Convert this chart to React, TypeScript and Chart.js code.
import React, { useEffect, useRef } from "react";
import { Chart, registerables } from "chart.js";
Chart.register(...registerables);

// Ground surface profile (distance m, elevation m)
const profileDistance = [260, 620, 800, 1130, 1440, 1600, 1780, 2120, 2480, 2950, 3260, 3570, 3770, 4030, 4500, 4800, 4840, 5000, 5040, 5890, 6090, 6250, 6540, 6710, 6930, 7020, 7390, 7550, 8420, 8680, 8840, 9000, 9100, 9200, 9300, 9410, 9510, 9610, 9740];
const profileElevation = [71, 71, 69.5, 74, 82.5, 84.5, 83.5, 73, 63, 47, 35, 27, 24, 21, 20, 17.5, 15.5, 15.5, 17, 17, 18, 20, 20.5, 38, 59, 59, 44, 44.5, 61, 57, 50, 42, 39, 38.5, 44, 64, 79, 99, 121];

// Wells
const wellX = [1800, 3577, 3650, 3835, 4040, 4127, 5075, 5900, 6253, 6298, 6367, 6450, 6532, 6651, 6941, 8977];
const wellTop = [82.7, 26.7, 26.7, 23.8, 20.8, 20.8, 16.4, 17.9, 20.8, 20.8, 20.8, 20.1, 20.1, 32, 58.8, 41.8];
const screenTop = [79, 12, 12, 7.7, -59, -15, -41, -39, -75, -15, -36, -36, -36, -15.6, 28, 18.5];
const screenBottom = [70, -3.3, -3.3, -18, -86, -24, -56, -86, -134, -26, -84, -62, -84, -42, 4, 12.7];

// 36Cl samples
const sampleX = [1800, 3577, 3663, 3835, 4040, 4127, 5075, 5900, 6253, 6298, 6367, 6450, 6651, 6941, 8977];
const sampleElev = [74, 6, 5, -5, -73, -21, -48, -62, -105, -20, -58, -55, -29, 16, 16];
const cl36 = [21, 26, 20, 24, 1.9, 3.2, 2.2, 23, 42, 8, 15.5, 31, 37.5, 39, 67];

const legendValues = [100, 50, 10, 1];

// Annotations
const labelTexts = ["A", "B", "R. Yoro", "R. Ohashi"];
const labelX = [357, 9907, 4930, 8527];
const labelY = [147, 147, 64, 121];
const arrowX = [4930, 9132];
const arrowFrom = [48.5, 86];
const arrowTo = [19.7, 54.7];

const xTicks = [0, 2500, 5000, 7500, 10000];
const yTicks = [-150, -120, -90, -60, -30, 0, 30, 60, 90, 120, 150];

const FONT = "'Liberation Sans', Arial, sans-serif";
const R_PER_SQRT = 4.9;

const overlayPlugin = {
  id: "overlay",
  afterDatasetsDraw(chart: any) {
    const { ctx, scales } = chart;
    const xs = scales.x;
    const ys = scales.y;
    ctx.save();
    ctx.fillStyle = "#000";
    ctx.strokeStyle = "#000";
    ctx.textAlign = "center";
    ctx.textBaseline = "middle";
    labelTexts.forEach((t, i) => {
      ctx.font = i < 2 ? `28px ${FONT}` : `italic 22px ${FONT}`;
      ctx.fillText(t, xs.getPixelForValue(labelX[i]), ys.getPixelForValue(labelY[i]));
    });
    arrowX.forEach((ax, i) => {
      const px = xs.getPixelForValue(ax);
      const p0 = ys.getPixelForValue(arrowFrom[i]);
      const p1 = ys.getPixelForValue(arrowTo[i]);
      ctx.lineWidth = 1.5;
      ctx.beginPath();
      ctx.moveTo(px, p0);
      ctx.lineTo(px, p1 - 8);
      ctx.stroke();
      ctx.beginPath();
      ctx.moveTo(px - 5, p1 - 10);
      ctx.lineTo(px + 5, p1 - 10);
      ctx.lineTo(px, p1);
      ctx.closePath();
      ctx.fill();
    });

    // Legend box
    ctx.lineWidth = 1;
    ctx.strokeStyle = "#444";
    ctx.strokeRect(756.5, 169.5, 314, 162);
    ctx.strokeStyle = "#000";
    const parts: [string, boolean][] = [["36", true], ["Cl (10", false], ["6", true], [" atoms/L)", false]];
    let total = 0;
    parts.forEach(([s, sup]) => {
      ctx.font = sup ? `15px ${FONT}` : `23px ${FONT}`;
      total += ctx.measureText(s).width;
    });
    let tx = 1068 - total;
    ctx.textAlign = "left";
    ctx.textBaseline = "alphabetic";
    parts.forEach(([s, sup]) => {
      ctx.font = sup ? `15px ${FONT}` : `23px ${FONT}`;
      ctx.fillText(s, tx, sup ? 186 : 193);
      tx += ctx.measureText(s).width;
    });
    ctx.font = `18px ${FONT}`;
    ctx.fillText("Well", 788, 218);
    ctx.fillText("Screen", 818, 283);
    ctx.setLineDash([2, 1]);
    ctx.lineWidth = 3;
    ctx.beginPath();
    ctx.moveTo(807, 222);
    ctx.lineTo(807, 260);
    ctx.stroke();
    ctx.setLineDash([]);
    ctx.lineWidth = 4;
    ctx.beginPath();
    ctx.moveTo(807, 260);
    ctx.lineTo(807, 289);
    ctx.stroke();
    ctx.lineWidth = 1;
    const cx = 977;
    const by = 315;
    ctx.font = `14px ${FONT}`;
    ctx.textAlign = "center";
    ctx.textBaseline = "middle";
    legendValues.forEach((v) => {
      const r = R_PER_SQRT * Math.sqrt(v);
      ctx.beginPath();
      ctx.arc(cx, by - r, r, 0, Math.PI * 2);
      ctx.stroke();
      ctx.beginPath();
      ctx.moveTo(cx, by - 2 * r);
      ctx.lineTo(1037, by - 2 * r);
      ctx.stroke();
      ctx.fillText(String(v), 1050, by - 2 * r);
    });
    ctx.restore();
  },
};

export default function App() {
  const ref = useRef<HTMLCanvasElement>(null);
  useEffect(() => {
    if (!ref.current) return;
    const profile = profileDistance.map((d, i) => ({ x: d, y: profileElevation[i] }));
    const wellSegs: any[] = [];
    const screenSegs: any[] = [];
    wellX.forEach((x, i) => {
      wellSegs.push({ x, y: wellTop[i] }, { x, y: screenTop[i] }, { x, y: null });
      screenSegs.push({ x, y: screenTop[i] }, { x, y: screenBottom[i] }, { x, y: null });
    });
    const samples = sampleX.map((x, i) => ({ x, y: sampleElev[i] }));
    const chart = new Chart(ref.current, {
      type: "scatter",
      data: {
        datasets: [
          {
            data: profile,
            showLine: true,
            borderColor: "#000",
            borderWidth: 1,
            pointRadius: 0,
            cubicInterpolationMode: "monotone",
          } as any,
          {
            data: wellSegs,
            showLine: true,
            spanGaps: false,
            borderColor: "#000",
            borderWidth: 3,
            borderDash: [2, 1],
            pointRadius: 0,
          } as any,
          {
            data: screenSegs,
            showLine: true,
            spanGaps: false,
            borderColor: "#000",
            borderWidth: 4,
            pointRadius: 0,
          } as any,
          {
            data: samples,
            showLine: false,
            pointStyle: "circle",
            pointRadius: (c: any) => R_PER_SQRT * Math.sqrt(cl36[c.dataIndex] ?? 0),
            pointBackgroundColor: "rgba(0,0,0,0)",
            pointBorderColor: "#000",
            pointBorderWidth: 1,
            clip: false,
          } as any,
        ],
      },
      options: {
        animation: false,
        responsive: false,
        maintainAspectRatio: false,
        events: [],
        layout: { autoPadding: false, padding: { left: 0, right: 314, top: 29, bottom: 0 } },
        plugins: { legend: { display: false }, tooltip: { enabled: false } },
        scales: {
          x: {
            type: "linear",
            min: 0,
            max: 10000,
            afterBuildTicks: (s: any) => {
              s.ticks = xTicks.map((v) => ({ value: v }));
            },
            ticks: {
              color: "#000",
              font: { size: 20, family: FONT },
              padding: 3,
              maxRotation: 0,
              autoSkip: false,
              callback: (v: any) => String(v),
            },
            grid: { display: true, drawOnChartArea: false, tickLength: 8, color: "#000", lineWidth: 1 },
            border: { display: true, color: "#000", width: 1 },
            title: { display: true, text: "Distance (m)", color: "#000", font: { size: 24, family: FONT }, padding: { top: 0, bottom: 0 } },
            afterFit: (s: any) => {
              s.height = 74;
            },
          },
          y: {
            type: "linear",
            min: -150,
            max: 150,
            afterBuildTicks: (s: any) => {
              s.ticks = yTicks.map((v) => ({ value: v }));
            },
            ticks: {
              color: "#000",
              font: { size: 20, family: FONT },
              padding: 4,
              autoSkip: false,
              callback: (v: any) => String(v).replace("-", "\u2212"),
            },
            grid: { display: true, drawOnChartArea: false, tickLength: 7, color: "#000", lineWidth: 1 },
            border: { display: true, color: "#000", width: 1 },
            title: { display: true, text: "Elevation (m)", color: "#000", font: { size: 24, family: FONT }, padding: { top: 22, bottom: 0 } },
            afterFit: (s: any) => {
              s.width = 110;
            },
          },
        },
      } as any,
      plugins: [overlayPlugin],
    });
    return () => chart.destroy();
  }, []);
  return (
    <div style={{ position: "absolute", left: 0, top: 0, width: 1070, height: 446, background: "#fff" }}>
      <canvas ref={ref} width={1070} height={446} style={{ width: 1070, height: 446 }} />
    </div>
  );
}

****

> [YOUR TASK] Return only the lines from the beginning of the material up to and including the line with "Chart.register(...registerables);", exactly as written.

> [EXERCISE RESULT]
Convert this chart to React, TypeScript and Chart.js code.
import React, { useEffect, useRef } from "react";
import { Chart, registerables } from "chart.js";
Chart.register(...registerables);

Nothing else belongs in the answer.